Albie, 10 ans, garçon des rues édenté, enchaine les petits boulots pour survivre. Chasseur de cadavres pour un taxidermiste, couturier pour la boutique de poupées… il fait de son mieux pour aider sa soeur obligée de se prostituer pour quelques pièces.
Silas, un taxidermiste à l’allure inquiétante qui a des rêves de grandeurs. Un jour il aura son propre musée. En attendant, il cherche la perle rare, le spécimen qui fera sa renommée et viendra embellir sa collection d’animaux naturalisés. Incompris de tous, seul, Silas est malheureux.

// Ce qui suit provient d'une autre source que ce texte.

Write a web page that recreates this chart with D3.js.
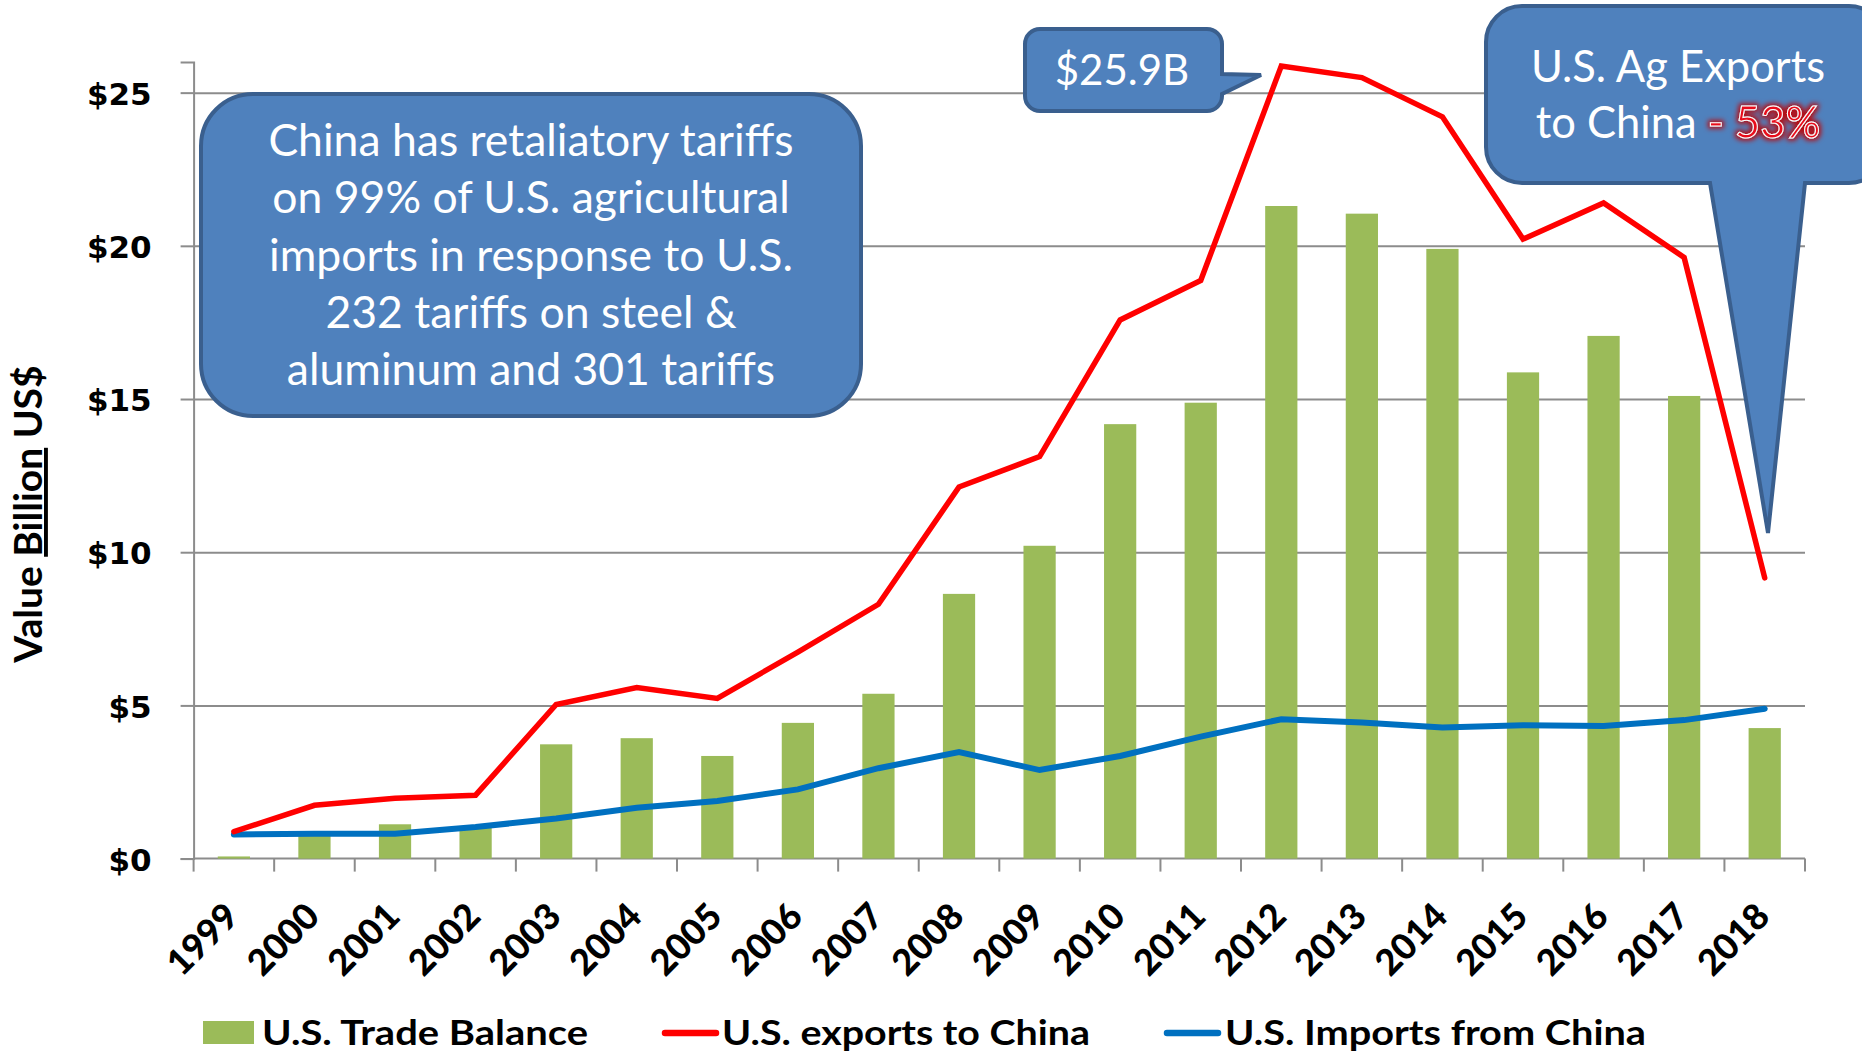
<!DOCTYPE html>
<html>
<head>
<meta charset="utf-8">
<script src="https://cdn.jsdelivr.net/npm/d3@7.9.0/dist/d3.min.js"></script>
<style>
  body { margin: 0; background: #fff; }
  svg { display: block; }
</style>
</head>
<body>
<svg id="chart" width="1862" height="1053"></svg>
<script>
// data (billion US$)
const years = ['1999','2000','2001','2002','2003','2004','2005','2006','2007','2008',
               '2009','2010','2011','2012','2013','2014','2015','2016','2017','2018'];
const tradeBalance = [0.07, 0.88, 1.12, 1.02, 3.73, 3.93, 3.35, 4.43, 5.38, 8.64,
                      10.21, 14.18, 14.88, 21.3, 21.05, 19.9, 15.87, 17.06, 15.1, 4.26];
const exportsToChina = [0.88, 1.74, 1.97, 2.07, 5.03, 5.58, 5.23, 6.74, 8.3, 12.13,
                        13.12, 17.58, 18.87, 25.87, 25.49, 24.21, 20.22, 21.4, 19.62, 9.16];
const importsFromChina = [0.79, 0.81, 0.81, 1.03, 1.31, 1.66, 1.88, 2.26, 2.95, 3.48,
                          2.89, 3.35, 3.98, 4.55, 4.44, 4.28, 4.35, 4.33, 4.52, 4.89];
const yTicks = [0, 5, 10, 15, 20, 25];
const legendLabels = ['U.S. Trade Balance', 'U.S. exports to China', 'U.S. Imports from China'];
const noteLines = ['China has retaliatory tariffs', 'on 99% of U.S. agricultural',
                   'imports in response to U.S.', '232 tariffs on steel &', 'aluminum and 301 tariffs'];

const GREEN = '#9BBB59', RED = '#FF0000', BLUE = '#0070C0';
const BOX = '#4F81BD', BOX_LINE = '#3A5F8E', GRID = '#8c8c8c';
const SANS = 'Lato, "Open Sans", sans-serif';

const svg = d3.select('#chart');
const plotLeft = 193.6, plotRight = 1805, plotBottom = 858.6, plotTop = 62;

const x = d3.scaleBand().domain(years).range([plotLeft, plotRight]).padding(0);
const y = d3.scaleLinear().domain([0, 26]).range([plotBottom, plotTop]);
const cx = (d) => x(d) + x.bandwidth() / 2;

// gridlines + y labels
const yAxis = d3.axisLeft(y).tickValues(yTicks).tickSize(13).tickFormat((d) => '$' + d);
const gy = svg.append('g').attr('transform', `translate(${plotLeft},0)`).call(yAxis);
gy.select('.domain').attr('stroke', GRID).attr('stroke-width', 2);
gy.selectAll('.tick line').attr('stroke', GRID).attr('stroke-width', 2);
gy.selectAll('.tick text')
  .attr('x', -42).attr('dy', '0.38em')
  .style('font-family', '"DejaVu Sans", Verdana, sans-serif')
  .style('font-weight', 'bold').style('font-size', '31px').attr('fill', '#000');
gy.selectAll('.tick').filter((d) => d > 0).append('line')
  .attr('x1', 0).attr('x2', plotRight - plotLeft)
  .attr('stroke', GRID).attr('stroke-width', 2);

// x axis with ticks at band edges
const gx = svg.append('g').attr('transform', `translate(0,${plotBottom})`);
gx.append('line').attr('x1', plotLeft).attr('x2', plotRight).attr('stroke', GRID).attr('stroke-width', 2);
gx.selectAll('line.edge')
  .data(d3.range(years.length + 1))
  .join('line').attr('class', 'edge')
  .attr('x1', (i) => plotLeft + i * x.bandwidth()).attr('x2', (i) => plotLeft + i * x.bandwidth())
  .attr('y1', 0).attr('y2', 13)
  .attr('stroke', GRID).attr('stroke-width', 2);
gx.selectAll('text')
  .data(years)
  .join('text')
  .attr('transform', (d) => `translate(${cx(d) + 7},60) rotate(-45)`)
  .attr('text-anchor', 'end')
  .style('font-family', SANS).style('font-weight', 900).style('font-size', '36px')
  .text((d) => d);

// bars
const barW = x.bandwidth() * 0.4;
svg.append('g').selectAll('rect')
  .data(years)
  .join('rect')
  .attr('x', (d) => cx(d) - barW / 2)
  .attr('width', barW)
  .attr('y', (d, i) => y(tradeBalance[i]))
  .attr('height', (d, i) => plotBottom - y(tradeBalance[i]))
  .attr('fill', GREEN);

// lines
const line = d3.line().x((d, i) => cx(years[i])).y((d) => y(d));
svg.append('path').datum(importsFromChina).attr('d', line)
  .attr('fill', 'none').attr('stroke', BLUE).attr('stroke-width', 6).attr('stroke-linecap', 'round');
svg.append('path').datum(exportsToChina).attr('d', line)
  .attr('fill', 'none').attr('stroke', RED).attr('stroke-width', 5.5).attr('stroke-linecap', 'round');

// y axis title
svg.append('text')
  .attr('transform', 'translate(42,514) rotate(-90)')
  .attr('text-anchor', 'middle')
  .style('font-family', SANS).style('font-weight', 'bold').style('font-size', '39px')
  .call((t) => {
    t.append('tspan').text('Value ');
    t.append('tspan').text('Billion').style('text-decoration', 'underline');
    t.append('tspan').text(' US$');
  });

// legend (text in the picture is wider than Lato, so stretch to the measured widths)
const lg = svg.append('g').style('font-family', SANS).style('font-weight', 'bold').style('font-size', '35px');
lg.append('rect').attr('x', 203).attr('y', 1021).attr('width', 51).attr('height', 23).attr('fill', GREEN);
lg.append('text').attr('x', 262).attr('y', 1045)
  .attr('textLength', 326).attr('lengthAdjust', 'spacingAndGlyphs').text(legendLabels[0]);
lg.append('line').attr('x1', 665).attr('x2', 716).attr('y1', 1033).attr('y2', 1033)
  .attr('stroke', RED).attr('stroke-width', 6.5).attr('stroke-linecap', 'round');
lg.append('text').attr('x', 722).attr('y', 1045)
  .attr('textLength', 368).attr('lengthAdjust', 'spacingAndGlyphs').text(legendLabels[1]);
lg.append('line').attr('x1', 1167).attr('x2', 1218).attr('y1', 1033).attr('y2', 1033)
  .attr('stroke', BLUE).attr('stroke-width', 6.5).attr('stroke-linecap', 'round');
lg.append('text').attr('x', 1225).attr('y', 1045)
  .attr('textLength', 421).attr('lengthAdjust', 'spacingAndGlyphs').text(legendLabels[2]);

// callouts
const arc = (r, x1, y1) => `A${r},${r} 0 0 1 ${x1},${y1}`;

// big note box
svg.append('rect')
  .attr('x', 201).attr('y', 94).attr('width', 660).attr('height', 322)
  .attr('rx', 52).attr('ry', 52)
  .attr('fill', BOX).attr('stroke', BOX_LINE).attr('stroke-width', 4);
svg.append('g').selectAll('text')
  .data(noteLines)
  .join('text')
  .attr('x', 531).attr('y', (d, i) => 156 + i * 57.3)
  .attr('text-anchor', 'middle').attr('fill', '#fff')
  .style('font-family', SANS).style('font-size', '44.5px')
  .text((d) => d);

// $25.9B callout pointing at the 2012 peak
{
  const x0 = 1025, y0 = 29, x1 = 1222, y1 = 111, r = 15;
  const d = `M${x0 + r},${y0} H${x1 - r} ${arc(r, x1, y0 + r)} V74 L1261,75 L${x1},94 V${y1 - r} ` +
            `${arc(r, x1 - r, y1)} H${x0 + r} ${arc(r, x0, y1 - r)} V${y0 + r} ${arc(r, x0 + r, y0)} Z`;
  svg.append('path').attr('d', d).attr('fill', BOX).attr('stroke', BOX_LINE).attr('stroke-width', 4);
  svg.append('text').attr('x', 1122).attr('y', 85).attr('text-anchor', 'middle').attr('fill', '#fff')
    .style('font-family', SANS).style('font-size', '42px').text('$25.9B');
}

// Ag exports callout
{
  const x0 = 1486, y0 = 6, x1 = 1885, y1 = 183, r = 36;
  const d = `M${x0 + r},${y0} H${x1 - r} ${arc(r, x1, y0 + r)} V${y1 - r} ${arc(r, x1 - r, y1)} ` +
            `H1805 L1768,533 L1710,${y1} H${x0 + r} ${arc(r, x0, y1 - r)} V${y0 + r} ${arc(r, x0 + r, y0)} Z`;
  svg.append('path').attr('d', d).attr('fill', BOX).attr('stroke', BOX_LINE).attr('stroke-width', 4);

  const defs = svg.append('defs');
  const f = defs.append('filter').attr('id', 'glow').attr('x', '-20%').attr('y', '-40%')
    .attr('width', '140%').attr('height', '180%');
  f.append('feMorphology').attr('in', 'SourceAlpha').attr('operator', 'dilate').attr('radius', 1.5).attr('result', 'd');
  f.append('feGaussianBlur').attr('in', 'd').attr('stdDeviation', 2.5).attr('result', 'b');
  f.append('feFlood').attr('flood-color', '#c00000').attr('flood-opacity', 0.9);
  f.append('feComposite').attr('in2', 'b').attr('operator', 'in').attr('result', 'g');
  const m = f.append('feMerge');
  m.append('feMergeNode').attr('in', 'g');
  m.append('feMergeNode').attr('in', 'SourceGraphic');

  const t = svg.append('g').style('font-family', SANS).style('font-size', '43.5px')
    .attr('text-anchor', 'middle').attr('fill', '#fff');
  t.append('text').attr('x', 1678).attr('y', 82).text('U.S. Ag Exports');
  const t2 = t.append('text').attr('x', 1678).attr('y', 138);
  t2.append('tspan').text('to China ');
  t2.append('tspan').text('- 53%').attr('fill', '#e8101a')
    .attr('stroke', '#fff').attr('stroke-width', 1).attr('filter', 'url(#glow)');
}
</script>
</body>
</html>
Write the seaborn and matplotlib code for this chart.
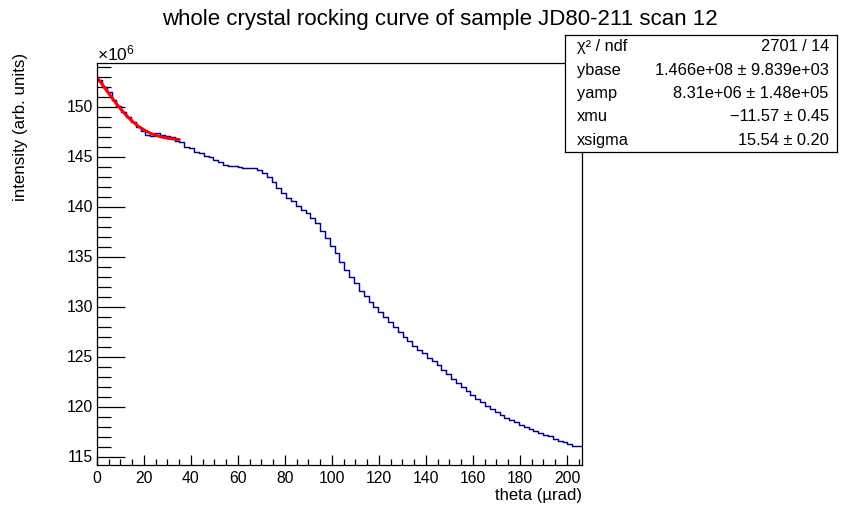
import numpy as np
import pandas as pd
import matplotlib
matplotlib.use("Agg")
import matplotlib.pyplot as plt
import seaborn as sns
from matplotlib.ticker import MultipleLocator

# ---------------- data (intensity in units of 1e6) ----------------
theta_min = 0.0
theta_max = 206.4
n_bins = 100
intensity = [
    152.7, 152.0, 151.4, 150.7, 150.1, 149.5, 149.0, 148.5, 148.0, 147.6,
    147.2, 147.1, 147.3, 147.2, 147.1, 146.9, 146.6, 146.4, 146.0, 145.8,
    145.5, 145.3, 145.1, 144.9, 144.7, 144.5, 144.2, 144.1, 144.1, 144.0,
    143.9, 143.9, 143.9, 143.7, 143.4, 143.0, 142.5, 141.9, 141.4, 140.9,
    140.6, 140.1, 139.7, 139.3, 138.8, 138.3, 137.6, 136.9, 136.1, 135.3,
    134.5, 133.7, 133.0, 132.3, 131.6, 131.1, 130.5, 130.0, 129.5, 129.0,
    128.5, 128.0, 127.5, 127.0, 126.6, 126.1, 125.7, 125.4, 124.9, 124.6,
    124.2, 123.7, 123.3, 122.8, 122.4, 122.0, 121.6, 121.2, 120.8, 120.5,
    120.1, 119.8, 119.5, 119.2, 118.9, 118.7, 118.5, 118.2, 118.0, 117.8,
    117.6, 117.4, 117.2, 117.1, 116.8, 116.6, 116.5, 116.3, 116.1, 116.1,
]

fit_theta = [0, 2.5, 5, 7.5, 10, 12.5, 15, 17.5, 20, 22.5, 25, 27.5, 30, 32.5, 35]
fit_intensity = [152.90, 152.12, 151.31, 150.51, 149.77, 149.10, 148.53, 148.04,
                 147.66, 147.35, 147.12, 146.95, 146.83, 146.75, 146.69]

stat_names = ["χ² / ndf", "ybase", "yamp", "xmu", "xsigma"]
stat_values = ["2701 / 14", "1.466e+08 ± 9.839e+03", "8.31e+06 ± 1.48e+05",
               "\u221211.57 ± 0.45", "15.54 ± 0.20"]

title = "whole crystal rocking curve of sample JD80-211 scan 12"
xlabel = "theta (\u00b5rad)"
ylabel = "intensity (arb. units)"

# ---------------- style ----------------
sns.set_theme(style="ticks")
plt.rcParams["font.family"] = ["Liberation Sans", "DejaVu Sans"]
plt.rcParams["mathtext.fontset"] = "custom"
plt.rcParams["mathtext.rm"] = "Liberation Sans"
plt.rcParams["mathtext.it"] = "Liberation Sans"
for key in ["text.color", "axes.labelcolor", "xtick.color", "ytick.color",
            "axes.edgecolor", "xtick.labelcolor", "ytick.labelcolor"]:
    plt.rcParams[key] = "black"
plt.rcParams["axes.linewidth"] = 0.9

W, H = 862, 516
fig = plt.figure(figsize=(W / 100, H / 100), dpi=100)
L, R, T, B = 97, 582, 63, 465
ax = fig.add_axes([L / W, 1 - B / H, (R - L) / W, (B - T) / H])

bin_w = (theta_max - theta_min) / n_bins
centers = theta_min + bin_w * (np.arange(n_bins) + 0.5)
df = pd.DataFrame({"theta": centers, "intensity": intensity})

sns.histplot(data=df, x="theta", weights="intensity", bins=n_bins,
             binrange=(theta_min, theta_max),
             element="step", fill=False, color="#000099", linewidth=1.05, ax=ax)
fit_df = pd.DataFrame({"theta": fit_theta, "intensity": fit_intensity})
sns.lineplot(data=fit_df, x="theta", y="intensity", color="#ff0000",
             linewidth=2.2, ax=ax)

ax.set_xlim(theta_min, theta_max)
ax.set_ylim(114.15, 154.35)
ax.xaxis.set_major_locator(MultipleLocator(20))
ax.xaxis.set_minor_locator(MultipleLocator(5))
ax.yaxis.set_major_locator(MultipleLocator(5))
ax.yaxis.set_minor_locator(MultipleLocator(1))
ax.tick_params(axis="x", which="major", direction="in", length=7.5, width=0.9,
               labelsize=11.3, pad=4, top=False)
ax.tick_params(axis="x", which="minor", direction="in", length=4, width=0.9, top=False)
ax.tick_params(axis="y", which="major", direction="in", length=20, width=0.9,
               labelsize=11.3, pad=3, right=False)
ax.tick_params(axis="y", which="minor", direction="in", length=10, width=0.9, right=False)
for s in ax.spines.values():
    s.set_visible(True)
    s.set_color("black")

ax.set_xlabel(xlabel, fontsize=12, ha="right")
ax.xaxis.set_label_coords(1.0, -0.057)
ax.xaxis.label.set_va("top")
ax.set_ylabel(ylabel, fontsize=12.2, ha="right")
ax.yaxis.set_label_coords(-0.157, 1.025)
ax.yaxis.label.set_va("center")

ax.text(0.0, 1.0075, r"$\times10^{6}$", transform=ax.transAxes, fontsize=12.5,
        ha="left", va="baseline")

fig.text(440 / W, 1 - 20 / H, title, ha="center", va="center", fontsize=16)

# ---------------- stats box ----------------
sx0, sx1, sy0, sy1 = 565, 837, 35, 152
sax = fig.add_axes([sx0 / W, 1 - sy1 / H, (sx1 - sx0) / W, (sy1 - sy0) / H])
sax.set_xlim(0, 1)
sax.set_ylim(0, 1)
sax.set_xticks([])
sax.set_yticks([])
sax.set_facecolor("white")
for s in sax.spines.values():
    s.set_color("black")
    s.set_linewidth(0.9)
n = len(stat_names)
for i, (nm, val) in enumerate(zip(stat_names, stat_values)):
    yy = 1 - (i + 0.5) / n
    sax.text(0.043, yy, nm, ha="left", va="center", fontsize=11.8)
    sax.text(0.97, yy, val, ha="right", va="center", fontsize=11.8)

fig.savefig("out.png", dpi=100)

Voilà des vies tristes et ternes dans un XIXe siècle qui n’a rien de romantique. Le XIXe des petites gens, de la crasse dans les rues, de la pauvreté, des vies misérables.
Iris n’est pas à plaindre, elle a une bonne place, un salaire correct. Mais travaille du petit jour à la tombée de la nuit, loge chez sa patronne et n’a aucune perspective d’un avenir meilleur. Elle a beau se dire que nombreux sont ceux moins bien lotis qu’elle, comme Albie pour qui elle a beaucoup de tendresse, mais elle ne peut se résoudre à accepter cette vie. Chaque nuit, en cachette elle se lève pour peindre. Chaque centime économisé, elle l’emploie à acheter du matériel qu’elle cache pour ne pas perdre sa place. Sa famille, très puritaine, ne supporterait pas d’apprendre qu’elle s’adonne à ce genre de pratiques décadentes.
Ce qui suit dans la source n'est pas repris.